The entwined issues of duty and legacy run through Obama’s memoir. For him, bringing affordable healthcare to all Americans was a moral imperative. Thus, he moved forward with his plan, despite serious reservations from his staff:

The prospect of trying to get a big healthcare-reform bill through Congress at the height of a historic recession made my team nervous. Even Axe—who’d experienced the challenges of getting specialized care for a daughter with severe epilepsy and had left journalism to become a political consultant in part to pay for her treatment—had his doubts (377).

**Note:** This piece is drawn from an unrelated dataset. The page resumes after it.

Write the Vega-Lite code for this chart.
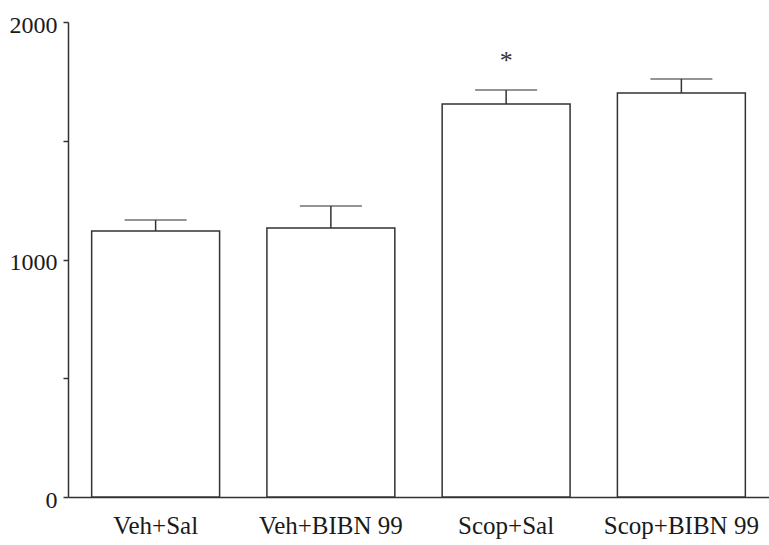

Getting his team on board was the least of Obama’s problems. Congressional Republicans vehemently opposed healthcare reform, as did Big Pharma, but Obama was undeterred. Indeed, his interest in healthcare was not simply political, but also personal. Parents confided in him about the financial strain of getting their sick children treatment when he was on the campaign trail. These stories reminded Obama of Sasha’s bout of viral meningitis when she was three months old. He recalled the terror and helplessness he and Michelle felt when nurses took Sasha to get a spinal tap. He was also acutely aware of how lucky they were to have health insurance and a regular pediatrician they felt comfortable calling in the middle of the night. Fueled by heartbreaking stories of Americans not being able to afford healthcare, Obama pushed to pass the ACA.

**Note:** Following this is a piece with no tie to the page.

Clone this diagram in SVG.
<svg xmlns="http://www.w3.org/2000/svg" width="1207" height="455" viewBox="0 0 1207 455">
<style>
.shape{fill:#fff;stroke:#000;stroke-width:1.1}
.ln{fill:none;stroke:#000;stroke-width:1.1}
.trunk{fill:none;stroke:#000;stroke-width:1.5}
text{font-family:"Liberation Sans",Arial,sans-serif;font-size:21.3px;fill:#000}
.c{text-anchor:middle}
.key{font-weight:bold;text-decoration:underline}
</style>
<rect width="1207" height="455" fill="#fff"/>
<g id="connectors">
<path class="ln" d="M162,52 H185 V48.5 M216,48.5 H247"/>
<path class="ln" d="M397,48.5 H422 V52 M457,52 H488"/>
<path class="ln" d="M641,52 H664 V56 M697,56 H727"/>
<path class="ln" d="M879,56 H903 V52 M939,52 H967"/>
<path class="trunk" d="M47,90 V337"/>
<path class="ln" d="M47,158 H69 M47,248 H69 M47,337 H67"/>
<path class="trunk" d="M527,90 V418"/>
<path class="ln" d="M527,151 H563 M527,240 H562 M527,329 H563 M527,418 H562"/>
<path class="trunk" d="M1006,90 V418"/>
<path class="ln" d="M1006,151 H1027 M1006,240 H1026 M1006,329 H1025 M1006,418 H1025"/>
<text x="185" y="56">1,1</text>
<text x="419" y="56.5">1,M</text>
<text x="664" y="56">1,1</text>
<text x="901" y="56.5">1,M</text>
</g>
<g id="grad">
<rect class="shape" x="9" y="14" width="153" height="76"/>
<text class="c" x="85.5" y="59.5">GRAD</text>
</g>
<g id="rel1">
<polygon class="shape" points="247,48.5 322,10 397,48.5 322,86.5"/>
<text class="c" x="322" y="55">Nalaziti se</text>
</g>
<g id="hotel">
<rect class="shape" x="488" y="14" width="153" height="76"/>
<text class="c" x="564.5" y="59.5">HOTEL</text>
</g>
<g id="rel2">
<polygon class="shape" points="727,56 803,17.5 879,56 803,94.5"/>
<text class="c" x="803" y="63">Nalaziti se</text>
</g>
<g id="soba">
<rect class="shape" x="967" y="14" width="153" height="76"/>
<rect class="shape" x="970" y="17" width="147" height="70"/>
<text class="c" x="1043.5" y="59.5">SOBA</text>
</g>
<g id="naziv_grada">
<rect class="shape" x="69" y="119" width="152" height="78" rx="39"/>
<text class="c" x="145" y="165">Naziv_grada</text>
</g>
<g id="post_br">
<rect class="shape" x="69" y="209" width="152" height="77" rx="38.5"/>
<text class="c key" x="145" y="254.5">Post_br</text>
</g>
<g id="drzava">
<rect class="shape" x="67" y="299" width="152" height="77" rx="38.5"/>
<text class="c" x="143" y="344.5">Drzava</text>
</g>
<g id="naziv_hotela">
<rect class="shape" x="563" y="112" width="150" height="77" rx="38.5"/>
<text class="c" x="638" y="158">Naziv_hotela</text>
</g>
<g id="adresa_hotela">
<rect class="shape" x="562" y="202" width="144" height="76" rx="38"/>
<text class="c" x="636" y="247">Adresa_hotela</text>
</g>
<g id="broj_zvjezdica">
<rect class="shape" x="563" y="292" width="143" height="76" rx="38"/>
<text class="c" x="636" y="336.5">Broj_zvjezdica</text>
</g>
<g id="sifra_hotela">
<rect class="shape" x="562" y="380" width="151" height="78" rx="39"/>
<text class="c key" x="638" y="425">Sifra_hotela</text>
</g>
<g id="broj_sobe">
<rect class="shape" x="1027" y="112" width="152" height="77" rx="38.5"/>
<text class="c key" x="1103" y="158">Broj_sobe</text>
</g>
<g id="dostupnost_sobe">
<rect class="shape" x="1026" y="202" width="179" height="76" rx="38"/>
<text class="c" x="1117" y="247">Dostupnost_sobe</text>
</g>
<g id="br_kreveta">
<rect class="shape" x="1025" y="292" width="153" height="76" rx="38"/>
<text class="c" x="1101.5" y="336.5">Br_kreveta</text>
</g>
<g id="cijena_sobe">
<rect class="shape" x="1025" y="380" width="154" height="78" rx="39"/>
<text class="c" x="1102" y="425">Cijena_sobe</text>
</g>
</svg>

Obama’s sense of duty also informed his approach to foreign policy. He wanted US military operations to be as effective as possible. To this end, he sought to improve intelligence gathering and sharing, strengthen the country’s diplomatic ties, and, importantly, make the world a safer place. Obama announced his priorities in his Cairo speech, emphasizing democracy, human rights, women’s rights, religious tolerance, and the need for lasting please between Israel and Palestine. Thoughts about his legacy set in shortly after he delivered the speech, during a visit to the ancient Egyptian pyramids. His body man, Reggie Love, pointed out a carving inside the corridor of one of the Pyramid’s lesser temples. It depicted a man’s face, in frontal view, with protruding ears like Obama’s:

I tried to imagine the worries and strivings that might have consumed him and the nature of the world he’d occupied, likely full of its own struggles and palace intrigues, conquests and catastrophes, events that probably at the time felt no less pressing than those I’d face as soon as I got back to Washington. All of it was forgotten now, none of it mattered, the pharaoh, the slave, and the vandal all long turned to dust. Just as every speech I’d delivered, every law I passed and decision I made, would soon be forgotten. Just as I and all those I loved would someday turn to dust (367).

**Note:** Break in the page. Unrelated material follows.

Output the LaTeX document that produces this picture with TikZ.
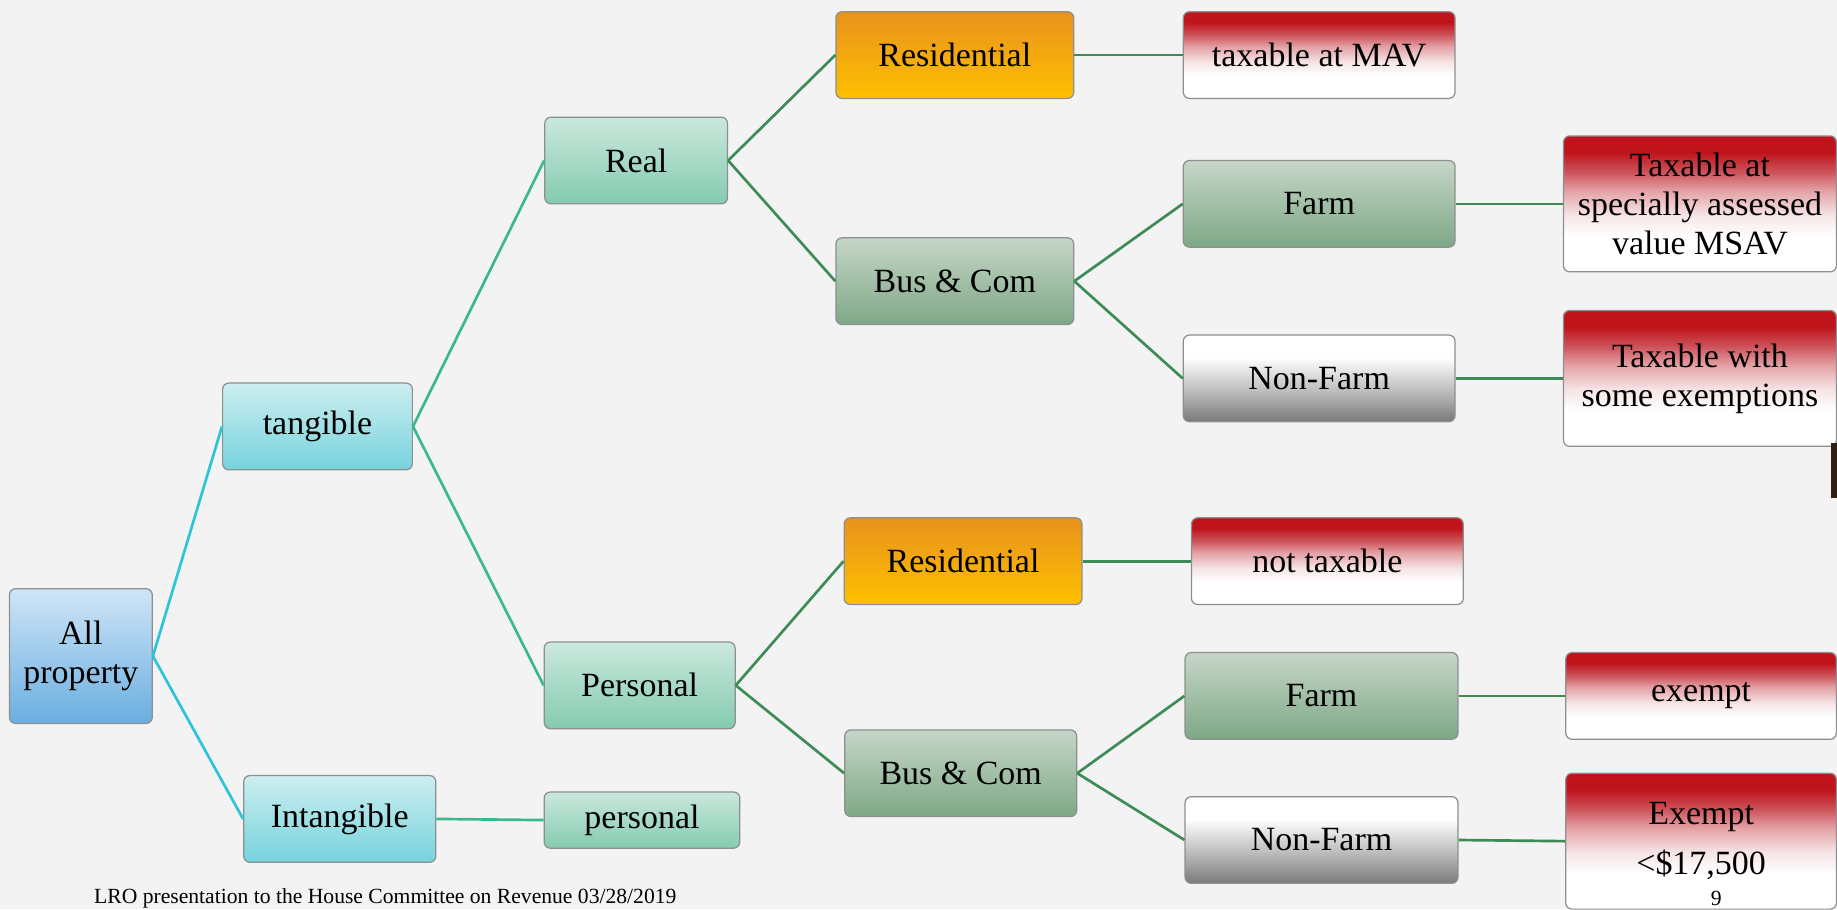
\documentclass[tikz,border=0pt]{standalone}
\usepackage{fontspec}
\setmainfont{Liberation Serif}
\usepackage{xcolor}
\usetikzlibrary{positioning, backgrounds}

\definecolor{bgGrey}{HTML}{F3F3F3}
\definecolor{rootTop}{HTML}{CFE5F7}
\definecolor{rootBot}{HTML}{6AAEE0}
\definecolor{cyanTop}{HTML}{CDEEF0}
\definecolor{cyanBot}{HTML}{76D3DD}
\definecolor{tealTop}{HTML}{CBE8DD}
\definecolor{tealBot}{HTML}{84CBB0}
\definecolor{orgTop}{HTML}{E8921C}
\definecolor{orgBot}{HTML}{FFC000}
\definecolor{sageTop}{HTML}{C6D6C8}
\definecolor{sageBot}{HTML}{7EA886}
\definecolor{redTop}{HTML}{C0141C}
\definecolor{redHigh}{HTML}{CC5058}
\definecolor{redMid}{HTML}{E3A0A4}
\definecolor{redLow}{HTML}{F6E4E5}
\definecolor{greyMid}{HTML}{C4C4C4}
\definecolor{greyBot}{HTML}{7A7A7A}
\definecolor{lineCyan}{HTML}{2BC4D8}
\definecolor{lineTeal}{HTML}{3BB88E}
\definecolor{lineGreen}{HTML}{3D8B57}
\definecolor{edgeGrey}{HTML}{8C9090}

\pgfdeclareverticalshading{redfade}{100bp}{color(0bp)=(white); color(25bp)=(white); color(38bp)=(white); color(46bp)=(redLow); color(55bp)=(redMid); color(62bp)=(redHigh); color(69bp)=(redTop); color(100bp)=(redTop)}
\pgfdeclareverticalshading{greyfade}{100bp}{color(0bp)=(greyBot); color(25bp)=(greyBot); color(45bp)=(greyMid); color(62bp)=(white); color(100bp)=(white)}

\begin{document}
\begin{tikzpicture}[
  x=0.02cm, y=-0.02cm,
  box/.style={
    rectangle, rounded corners=3pt,
    draw=edgeGrey, line width=0.6pt,
    align=center, inner sep=0pt,
    minimum height=1.48cm,
    font=\fontsize{16.5}{19}\selectfont
  },
  rootbox/.style={box, top color=rootTop, bottom color=rootBot,
    minimum width=2.44cm, minimum height=2.3cm},
  cyanbox/.style={box, top color=cyanTop, bottom color=cyanBot},
  tealbox/.style={box, top color=tealTop, bottom color=tealBot},
  resbox/.style={box, top color=orgTop, bottom color=orgBot,
    minimum width=4.06cm},
  sagebox/.style={box, top color=sageTop, bottom color=sageBot},
  greybox/.style={box, shade, shading=greyfade, minimum width=4.64cm},
  redbox/.style={box, shade, shading=redfade, minimum width=4.64cm},
  cyanline/.style={draw=lineCyan, line width=1.3pt},
  tealline/.style={draw=lineTeal, line width=1.3pt},
  greenline/.style={draw=lineGreen, line width=1.3pt}
]

\useasboundingbox (0,0) rectangle (1568,776);
\fill[bgGrey] (0,0) rectangle (1568,776);

%% Root and first split
\node[rootbox] (allprop) at (69,560) {All\\property};
\node[cyanbox, minimum width=3.24cm] (tangible)   at (271,364) {tangible};
\node[cyanbox, minimum width=3.28cm] (intangible) at (290,699) {Intangible};

%% Second level
\node[tealbox, minimum width=3.12cm] (real)      at (543,137) {Real};
\node[tealbox, minimum width=3.26cm] (personal)  at (546,585) {Personal};
\node[tealbox, minimum width=3.34cm, minimum height=0.96cm] (intpers) at (548,700) {personal};

%% Third level
\node[resbox]  (resreal) at (815,47)  {Residential};
\node[sagebox, minimum width=4.06cm] (busreal) at (815,240) {Bus \& Com};
\node[resbox]  (respers) at (822,479) {Residential};
\node[sagebox, minimum width=3.96cm] (buspers) at (820,660) {Bus \& Com};

%% Fourth level
\node[redbox]  (mav)      at (1126,47)  {taxable at MAV};
\node[sagebox, minimum width=4.64cm] (farmreal) at (1126,174) {Farm};
\node[greybox] (nonreal)  at (1126,323) {Non-Farm};
\node[redbox]  (notax)    at (1133,479) {not taxable};
\node[sagebox, minimum width=4.66cm] (farmpers) at (1128,594) {Farm};
\node[greybox, minimum width=4.66cm] (nonpers)  at (1128,717) {Non-Farm};

%% Outcomes (right column)
\node[redbox, minimum width=4.66cm, minimum height=2.32cm] (msav) at (1451,174)
  {Taxable at\\specially assessed\\value MSAV};
\node[redbox, minimum width=4.66cm, minimum height=2.32cm] (someex) at (1451,323)
  {Taxable with\\some exemptions};
\node[redbox, minimum width=4.62cm] (exempt) at (1452,594) {exempt};
\node[redbox, minimum width=4.62cm, minimum height=2.32cm] (smallex) at (1452,718)
  {Exempt\\[5pt]<\$17,500};

%% Connectors
\draw[cyanline] (allprop.east) -- (tangible.west);
\draw[cyanline] (allprop.east) -- (intangible.west);
\draw[tealline] (tangible.east) -- (real.west);
\draw[tealline] (tangible.east) -- (personal.west);
\draw[tealline] (intangible.east) -- (intpers.west);
\draw[greenline] (real.east) -- (resreal.west);
\draw[greenline] (real.east) -- (busreal.west);
\draw[greenline] (personal.east) -- (respers.west);
\draw[greenline] (personal.east) -- (buspers.west);
\draw[greenline] (resreal.east) -- (mav.west);
\draw[greenline] (busreal.east) -- (farmreal.west);
\draw[greenline] (busreal.east) -- (nonreal.west);
\draw[greenline] (respers.east) -- (notax.west);
\draw[greenline] (buspers.east) -- (farmpers.west);
\draw[greenline] (buspers.east) -- (nonpers.west);
\draw[greenline] (farmreal.east) -- (msav.west);
\draw[greenline] (nonreal.east) -- (someex.west);
\draw[greenline] (farmpers.east) -- (exempt.west);
\draw[greenline] (nonpers.east) -- (smallex.west);

%% Slide footer
\node[anchor=base west, font=\fontsize{10.5}{12}\selectfont, inner sep=0pt] (footer) at (80,771)
  {LRO presentation to the House Committee on Revenue 03/28/2019};
\node[anchor=base, font=\fontsize{10.5}{12}\selectfont, inner sep=0pt] (pagenum) at (1465,773) {9};
\fill[black!75!brown] (1563,378) rectangle (1570,425);

\end{tikzpicture}
\end{document}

A visit to the Buchenwald concentration camp reminded Obama to stay the course—to keep trying to better the world—even in the face of obstacles. He recalls pausing before a set of stone slabs carved with the names of Buchenwald victims, including Wiesel’s father. Wiesel described the strategies prisoners used to survive, including sharing food with the weak and dying, and holding meetings in latrines so foul the guards never entered them. At the end of the visit, Wiesel urged Obama and Merkel to promote world peace: “He beseeched us, beseeched me, to leave Buchenwald with resolve, to try to bring about peace, to use the memory of what had happened on the ground where we stood to see past anger and divisions and find strength in solidarity” (369).